Over the past few months, Indigenous groups have lobbied against the Dakota Access pipeline near the Standing Rock Sioux reservation.
Opponents of the 1,900-kilometre pipeline being developed by Texas-based Energy Transfer Partners say it threatens the Missouri River, a source of drinking water for several American states.
The protests have inspired a fundraising initiative out of the First Nations community on Montreal’s South Shore and police raids on the anti-pipeline camp triggered Kahnawake Mohawks to hold demonstrations in solidarity.
Protesters briefly blocked the Mercier Bridge over the weekend.
“It hurts my heart,” said Loni McComber on Sunday from a camp at the base of the Mercier Bridge in support of pipeline protesters.
“It makes me feel really sad that, even now in 2016, that it’s allowed to go on like this for people just because they want fresh clean water.”
Timothy Armstrong, who works at Kahnawake radio station K103, says he felt compelled to visit Standing Rock in September.
Now, he’s organizing a benefit this Saturday in Sainte-Anne-de-Bellevue to raise money for the protesters’s expenses, including legal fees and equipment for winter.
“We have to keep going, we have to keep the pressure on,” said Armstrong.
He hopes the funds can help purchase larger tents and help prepare the camp as it starts to get colder.
“We need to have everything in place for them for the winter so they can last as long as they need to,” he said.
“You have just the elements. Thank God that the snow hasn’t come in yet.”
‘They haven’t brought arms’
With action being taken in Kahnawake and the promise of more protests on the horizon, support is also coming from a high-profile actor.
Action movie star Steven Seagal, who has relatives in Kahnawake, condemned law enforcement’s approach in Standing Rock.

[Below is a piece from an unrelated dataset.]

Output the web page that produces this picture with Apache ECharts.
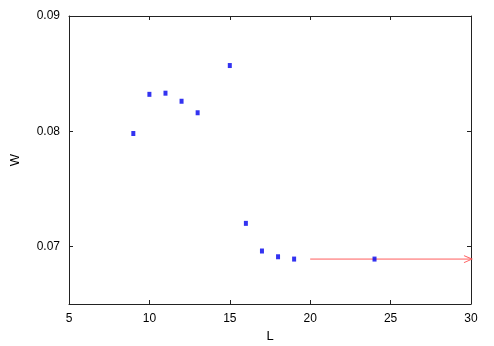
<!DOCTYPE html>
<html>
<head>
<meta charset="utf-8">
<script src="https://cdn.jsdelivr.net/npm/echarts@6/dist/echarts.min.js"></script>
<style>
  html, body { margin: 0; padding: 0; background: #fff; }
  #chart { width: 494px; height: 346px; }
</style>
</head>
<body>
<div id="chart"></div>
<script>
  // measured points (L, W)
  var sizesL = [9, 10, 11, 12, 13, 15, 16, 17, 18, 19, 24];
  var valuesW = [0.0798, 0.0832, 0.0833, 0.0826, 0.0816, 0.0857, 0.0720, 0.0696, 0.0691, 0.0689, 0.0689];
  // arrow: start/end L and W level
  var arrowL = [20, 30];
  var arrowW = 0.0689;
  var xTicks = [5, 10, 15, 20, 25, 30];
  var yTicks = [0.07, 0.08, 0.09];

  var font = 'Liberation Sans, Arial, sans-serif';
  var chart = echarts.init(document.getElementById('chart'));

  var points = sizesL.map(function (l, i) { return [l, valuesW[i]]; });

  function xAxis(pos, showLabel) {
    return {
      type: 'value', position: pos, min: 5, max: 30, interval: 5,
      name: showLabel ? 'L' : '', nameLocation: 'middle', nameGap: 21,
      nameTextStyle: { fontFamily: font, fontSize: 13, color: '#000' },
      axisLine: { show: true, onZero: false, lineStyle: { color: '#222', width: 1 } },
      axisTick: { show: true, inside: true, length: 4, lineStyle: { color: '#222' } },
      axisLabel: { show: showLabel, fontFamily: font, fontSize: 12, color: '#000', margin: 9 },
      splitLine: { show: false }
    };
  }

  function yAxis(pos, showLabel) {
    return {
      type: 'value', position: pos, min: 0.065, max: 0.09,
      name: showLabel ? 'W' : '', nameLocation: 'middle', nameGap: 47, nameRotate: 90,
      nameTextStyle: { fontFamily: font, fontSize: 13, color: '#000' },
      axisLine: { show: true, onZero: false, lineStyle: { color: '#222', width: 1 } },
      axisTick: { show: true, inside: true, length: 4, customValues: yTicks, lineStyle: { color: '#222' } },
      axisLabel: {
        show: showLabel, customValues: yTicks, fontFamily: font, fontSize: 12, color: '#000', margin: 9,
        formatter: function (v) { return v.toFixed(2); }
      },
      splitLine: { show: false }
    };
  }

  var option = {
    animation: false,
    backgroundColor: '#fff',
    grid: { left: 69, right: 23, top: 16, bottom: 42, outerBoundsMode: 'none' },
    xAxis: [xAxis('bottom', true), xAxis('top', false)],
    yAxis: [yAxis('left', true), yAxis('right', false)],
    series: [
      {
        type: 'line',
        data: [
          { value: [arrowL[0], arrowW], symbol: 'none' },
          { value: [arrowL[1], arrowW], symbol: 'path://M0,0 L5,10 L10,0', symbolSize: [7, 8], symbolRotate: 90, symbolOffset: [-3, 0] }
        ],
        showSymbol: true,
        lineStyle: { color: '#ff5c5c', width: 1 },
        itemStyle: { color: 'transparent', borderColor: '#ff5c5c', borderWidth: 1 },
        z: 1
      },
      {
        type: 'scatter',
        data: points,
        symbol: 'rect',
        symbolSize: [4, 5],
        itemStyle: { color: '#0000ee' },
        z: 2
      }
    ]
  };

  chart.setOption(option);
</script>
</body>
</html>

“This really has the potential to either resolve itself peacefully or turn into another Wounded Knee,” Seagal told CBC News.
Seagal called upon police officers to reconsider their position.
“They’re peacefully demonstrating — they haven’t brought arms,” Seagal said.
“Now why people are bringing in armoured vehicles and shooting them with rubber bullets and concussion cannons and things like this is a little bit hard for me to understand.”
The pipeline protests have also drawn the concerns and condemnation from First Nations celebrities and artists in Quebec, including slam poetry artist, author and Innu activist Natasha Kanapé-Fontaine.
She publicly recited an unpublished poem in support of Standing Rock protesters, saying that they were “bigger than fear.”